O que se pergunta é porque não se regulamenta os dois artigos da Constituição, o 176 e o 231, que autorizam a mineração em áreas indígenas e de fronteira e garantem aos indígenas a participação na riqueza extraída de suas terras. Os governos dos presidentes Sarney, FHC e Lula tentaram em vão essa regularização, bloqueada por forças ocultas e poderosas.
Considere-se que a Amazônia acolhe ao lado da miséria dos índios e dos ribeirinhos a mais importante fronteira mineral do mundo e as maiores reservas de biodiversidade, água doce e florestas tropicais. Acho que isso explica muita coisa.
As Forças Armadas não coibiram o avanço dos garimpeiros ilegais, uma dessas comunidades de garimpo está colada a um quartel do Exército e há acusações de cumplicidade dos militares com os invasores. Na condição de ex-ministro da Defesa, como vê a responsabilidade das Forças Armadas nessa tragédia?
O soldado e o padre foram os amigos dos índios no seu padecimento.

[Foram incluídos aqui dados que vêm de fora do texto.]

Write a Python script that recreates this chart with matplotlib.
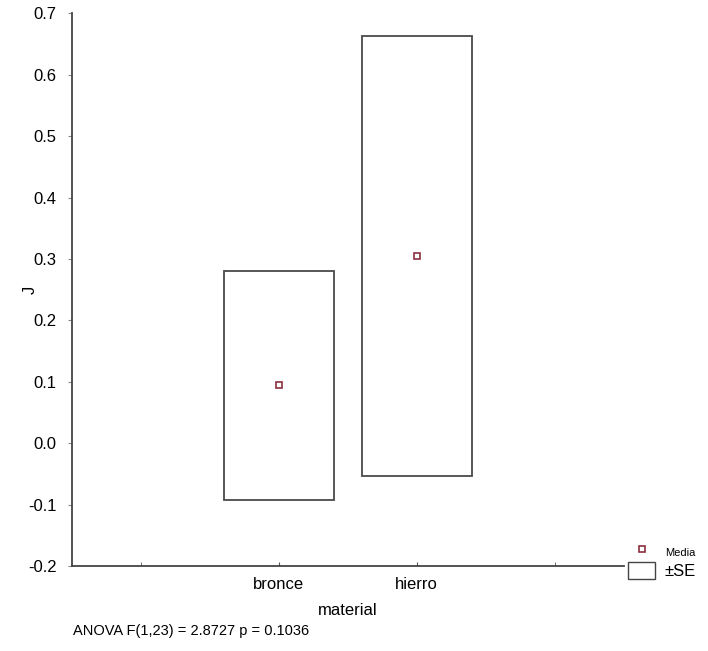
import numpy as np
import matplotlib
matplotlib.use("Agg")
import matplotlib.pyplot as plt
from matplotlib.lines import Line2D
from matplotlib.patches import Patch
from matplotlib.ticker import MultipleLocator, FormatStrFormatter

# data
categories = ["bronce", "hierro"]
means = [0.094, 0.305]
se = [0.187, 0.358]
anova_text = "ANOVA F(1,23) = 2.8727 p = 0.1036"

plt.rcParams['font.family'] = ['Liberation Sans', 'DejaVu Sans']

fig = plt.figure(figsize=(7.08, 6.51), dpi=100)
ax = fig.add_axes([0.1017, 0.1306, 0.779, 0.849])

x = np.arange(len(categories))
means = np.array(means)
se = np.array(se)

ax.bar(x, 2 * se, bottom=means - se, width=0.8, fill=False,
       edgecolor='#4a4a4a', linewidth=1.3, zorder=2)
ax.plot(x, means, linestyle='none', marker='s', markersize=4,
        markerfacecolor='white', markeredgecolor='#8b3040',
        markeredgewidth=1.2, zorder=3)

ax.set_xlim(-1.5, 2.5)
ax.set_ylim(-0.2, 0.7)
ax.set_xticks(x)
ax.set_xticklabels(categories, fontsize=12)
ax.set_xticks([-1, 2], minor=True)
ax.yaxis.set_major_locator(MultipleLocator(0.1))
ax.yaxis.set_major_formatter(FormatStrFormatter('%.1f'))
ax.tick_params(axis='y', labelsize=12, direction='out', length=3,
               color='#888888', pad=8)
ax.tick_params(axis='x', which='both', direction='in', length=3,
               color='#555555', pad=8)

ax.spines['right'].set_visible(False)
ax.spines['top'].set_visible(False)
for s in ['left', 'bottom']:
    ax.spines[s].set_color('#444444')
    ax.spines[s].set_linewidth(1.3)

ax.set_ylabel("J", fontsize=12)
ax.yaxis.set_label_coords(-0.062, 0.5)
ax.set_xlabel("material", fontsize=12, labelpad=8)

fig.text(0.103, 0.024, anova_text, fontsize=10.5,
         family=['Liberation Sans Narrow', 'Liberation Sans', 'DejaVu Sans'])

handles = [
    Line2D([], [], linestyle='none', marker='s', markersize=4,
           markerfacecolor='white', markeredgecolor='#8b3040',
           markeredgewidth=1.2),
    Patch(facecolor='white', edgecolor='#444444', linewidth=1.0),
]
leg = fig.legend(handles, ["Media", "\u00b1SE"], loc='upper left',
                 bbox_to_anchor=(0.878, 0.178), frameon=False,
                 fontsize=12, handlelength=1.6, handleheight=1.2,
                 handletextpad=0.6, labelspacing=0.2, borderaxespad=0)
leg.get_texts()[0].set_fontsize(8)

fig.savefig("out.png", dpi=100)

O primeiro chega com a vacina e o remédio, o segundo oferece o conforto para os padeceres da alma.
É difícil acreditar em cumplicidade dos militares, já que no caso dos pelotões de fronteira mais de 90% dos efetivos são indígenas da própria região. O Exército mantém uma atividade de repressão ao garimpo ilegal ao ponto de simular nos seus exercícios ataques aos acampamentos dos garimpeiros, como pude presenciar na condição de ministro da Defesa.
A tragédia Ianomâmi é social na fome e na doença, mas carrega também a condição do indígena lutando contra a destruição de seu passado material e espiritual de caçador e coletor por um mundo de novas necessidades que ele não conhece e não domina.